Exercise brief ->
Begin with the opening line of the records and extract each line through the one holding "from matplotlib import font_manager as fm"; pictures are not part of the copy.

(Figure scripts)
<<<<

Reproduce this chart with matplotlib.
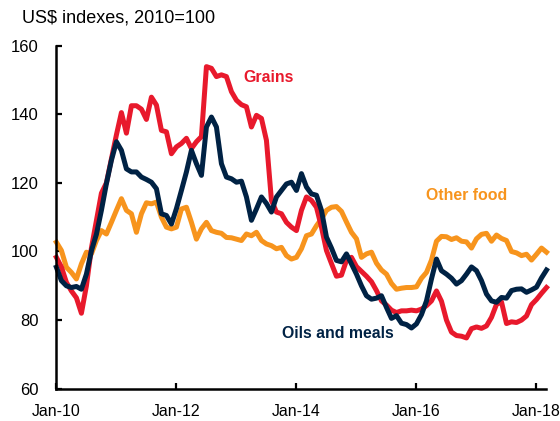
import matplotlib
matplotlib.use("Agg")
import matplotlib.pyplot as plt
import numpy as np
from matplotlib import font_manager as fm

# Monthly data, Jan-2010 .. Mar-2018
grains = [98.3, 95.5, 91, 88.5, 86.5, 82, 90, 101, 109, 117, 120, 127,
          134, 140.5, 134.5, 142.5, 142.5, 141.5, 138.5, 145, 142.7, 135.3, 134.9, 128.5,
          130.5, 131.5, 133, 130, 132, 133.5, 153.9, 153.4, 151, 151.5, 151, 146.6,
          144.1, 142.8, 142.2, 136.3, 139.7, 138.8, 132.4, 114.9, 111.5, 111, 108.5, 107.1,
          106.1, 112, 115.9, 114.9, 112.9, 107.1, 100.3, 96.5, 92.8, 93.1, 97.4, 98.3,
          95.6, 94.2, 92.8, 91.2, 88.6, 85.6, 84.4, 82.9, 82.2, 82.7, 82.7, 82.9,
          82.7, 83.2, 84.2, 85.6, 88.5, 85.5, 80, 76.5, 75.5, 75.3, 74.8, 77.5,
          78, 77.6, 78.3, 80.8, 84.6, 85.3, 79, 79.5, 79.3, 80, 81.2, 84.5,
          86, 87.8, 89.5]
oils_meals = [95.4, 91.5, 90, 89.5, 89.8, 89, 93.4, 100.2, 105, 112, 119.8, 126.6,
              132, 129.5, 124.1, 123.2, 123.2, 121.7, 121, 120.2, 118.3, 111, 110.5, 108,
              112.5, 117.8, 123.2, 129.5, 125.6, 122.2, 136.3, 139.2, 136.3, 125.6, 121.7, 121.2,
              120.2, 120.5, 115.9, 109.1, 112.4, 115.9, 114, 111.5, 115.9, 117.8, 119.7, 120.2,
              117.8, 122.7, 118.8, 116.8, 116.4, 112, 104.2, 101, 97.4, 97, 99.3, 96.4,
              93.4, 90, 87.1, 86.1, 86.4, 87.1, 83.7, 80.5, 81.3, 79.1, 78.7, 77.7,
              78.9, 81.6, 85.6, 92, 97.8, 94.4, 93.4, 92.2, 90.5, 91.5, 93.4, 95.5,
              94.4, 91.5, 87.6, 85.6, 85.2, 86.6, 86.4, 88.6, 89, 89.1, 88.1, 88.8,
              89.6, 92.3, 94.6]
other_food = [102.7, 100.3, 95.4, 93.9, 92, 96.4, 99.8, 99.3, 103.2, 106.1, 105.1, 108.5,
              112, 115.4, 112, 111, 105.6, 111, 114.2, 113.9, 114.4, 110, 107.1, 106.6,
              107.1, 112.4, 112.9, 108.5, 103.6, 106.6, 108.5, 106.1, 105.6, 105.3, 104.1, 104,
              103.6, 103.2, 105.1, 104.6, 105.6, 103.2, 102.2, 101.7, 100.8, 101.2, 98.8, 97.8,
              98.3, 100.8, 104.6, 105.1, 107.5, 109.5, 112, 112.9, 113.1, 111.7, 108.6, 105.6,
              103.7, 98.3, 99.3, 99.8, 96.6, 94.6, 93.4, 90.7, 89, 89.3, 89.5, 89.5,
              89.7, 92.2, 93.9, 97.5, 103, 104.4, 104.3, 103.5, 104, 103, 102.8, 101,
              103.7, 105, 105.3, 103, 104.8, 103.8, 103.2, 100, 99.6, 98.8, 99.2, 97.5,
              99.2, 101, 99.8]

xtick_pos = [0, 24, 48, 72, 96]
xtick_labels = ["Jan-10", "Jan-12", "Jan-14", "Jan-16", "Jan-18"]
yticks = [60, 80, 100, 120, 140, 160]

RED = "#E8192C"
NAVY = "#002244"
ORANGE = "#F7941D"

names = {f.name for f in fm.fontManager.ttflist}
narrow = "Liberation Sans Narrow" if "Liberation Sans Narrow" in names else None
reg = ["Liberation Sans", "DejaVu Sans"]
nar = ([narrow] if narrow else []) + reg
nar_scale = 1.0 if narrow else 0.82

fig = plt.figure(figsize=(5.6, 4.21), dpi=100)
ax = fig.add_axes([56.4 / 560, 1 - 388.7 / 421, (546 - 56.4) / 560, (388.7 - 45.7) / 421])

x = np.arange(len(grains))
lw = 3.6
ax.plot(x, other_food, color=ORANGE, lw=lw, solid_joinstyle="round", clip_on=False)
ax.plot(x, grains, color=RED, lw=lw, solid_joinstyle="round", clip_on=False)
ax.plot(x, oils_meals, color=NAVY, lw=lw, solid_joinstyle="round", clip_on=False)

ax.set_xlim(0, 97.9)
ax.set_ylim(60, 160)
ax.set_yticks(yticks)
ax.set_yticklabels([str(v) for v in yticks], family=reg, fontsize=12)
ax.set_xticks(xtick_pos)
ax.set_xticklabels(xtick_labels, family=nar, fontsize=14 * nar_scale)

for s in ["top", "right"]:
    ax.spines[s].set_visible(False)
for s in ["left", "bottom"]:
    ax.spines[s].set_linewidth(1.8)
ax.tick_params(axis="both", direction="in", length=4.5, width=1.6, color="black")
ax.tick_params(axis="y", pad=13)
ax.tick_params(axis="x", pad=11)

fig.text(22 / 560, 1 - 18 / 421, "US$ indexes, 2010=100", family=reg, fontsize=13,
         ha="left", va="center", color="black")

lab_kw = dict(family=nar, fontsize=14 * nar_scale, fontweight="bold", va="center", ha="left")
fig.text(243 / 560, 1 - 77 / 421, "Grains", color=RED, **lab_kw)
fig.text(426 / 560, 1 - 195 / 421, "Other food", color=ORANGE, **lab_kw)
fig.text(282 / 560, 1 - 334 / 421, "Oils and meals", color=NAVY, **lab_kw)

fig.savefig("out.png", dpi=100)
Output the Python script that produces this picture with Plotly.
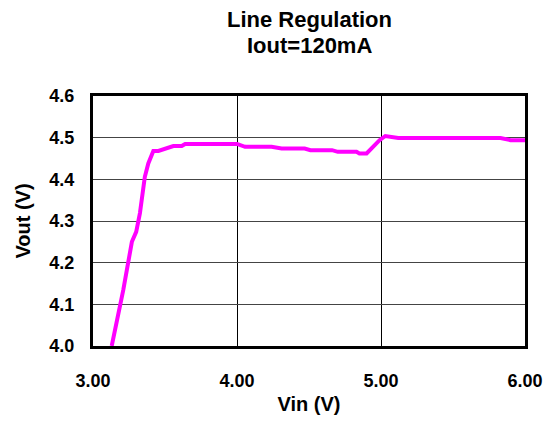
import plotly.graph_objects as go

vin = [3.13, 3.21, 3.27, 3.30, 3.326, 3.36, 3.384, 3.419, 3.454, 3.51, 3.558, 3.616, 3.64,
       4.0, 4.056, 4.24, 4.31, 4.47, 4.51, 4.66, 4.70, 4.83, 4.85, 4.90, 4.99, 5.03,
       5.085, 5.12, 5.83, 5.90, 6.0]
vout = [4.0, 4.134, 4.25, 4.274, 4.319, 4.406, 4.438, 4.468, 4.468, 4.474, 4.48, 4.48, 4.485,
        4.485, 4.478, 4.478, 4.474, 4.474, 4.47, 4.47, 4.466, 4.466, 4.462, 4.462, 4.494, 4.504,
        4.501, 4.499, 4.499, 4.494, 4.494]

x_ticks = [3, 4, 5, 6]
x_labels = ["3.00", "4.00", "5.00", "6.00"]
y_ticks = [4.0, 4.1, 4.2, 4.3, 4.4, 4.5, 4.6]
y_labels = ["4.0", "4.1", "4.2", "4.3", "4.4", "4.5", "4.6"]

FONT = "Arial, Liberation Sans, sans-serif"

fig = go.Figure()
fig.add_trace(go.Scatter(x=vin, y=vout, mode="lines",
                         line=dict(color="#FF00FF", width=4), showlegend=False))

fig.update_layout(
    width=547, height=423,
    margin=dict(l=93, r=22, t=96, b=77, autoexpand=False),
    paper_bgcolor="white", plot_bgcolor="white",
    font=dict(family=FONT, color="black"),
    annotations=[
        dict(text="<b>Line Regulation</b>", xref="paper", yref="paper", x=0.5,
             y=1 + (96 - 20) / 250, xanchor="center", yanchor="middle", showarrow=False,
             font=dict(size=22, family=FONT)),
        dict(text="<b>Iout=120mA</b>", xref="paper", yref="paper", x=0.5,
             y=1 + (96 - 45) / 250, xanchor="center", yanchor="middle", showarrow=False,
             font=dict(size=22, family=FONT)),
    ],
)
fig.update_xaxes(range=[3, 6], tickvals=x_ticks, ticktext=x_labels, automargin=False,
                 showgrid=True, gridcolor="black", gridwidth=1,
                 showline=True, linecolor="black", linewidth=3, mirror=True,
                 ticks="", tickfont=dict(size=18, family=FONT, weight="bold"),
                 ticklabelstandoff=16,
                 title=dict(text="<b>Vin (V)</b>", font=dict(size=20, family=FONT), standoff=8),
                 zeroline=False)
fig.update_yaxes(range=[4.0, 4.6], tickvals=y_ticks, ticktext=y_labels, automargin=False,
                 showgrid=True, gridcolor="#444444", gridwidth=1,
                 showline=True, linecolor="black", linewidth=3, mirror=True,
                 ticks="", tickfont=dict(size=18, family=FONT, weight="bold"),
                 ticklabelstandoff=12,
                 title=dict(text="<b>Vout (V)</b>", font=dict(size=20, family=FONT), standoff=14),
                 zeroline=False)

fig.write_html("out.html")
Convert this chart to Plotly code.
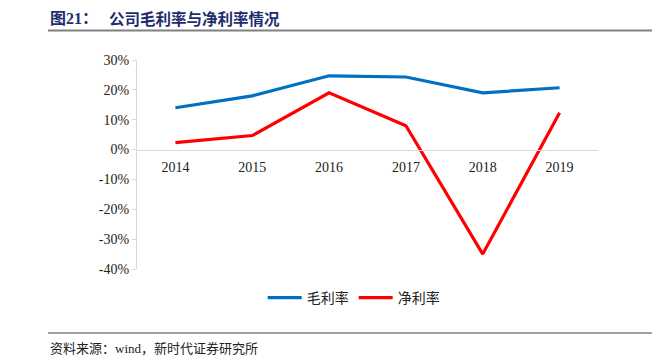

>>>>

Solution to this problem ->
Reproduce this chart with matplotlib.
import matplotlib
matplotlib.use("Agg")
import matplotlib.pyplot as plt
import numpy as np
from matplotlib import font_manager as fm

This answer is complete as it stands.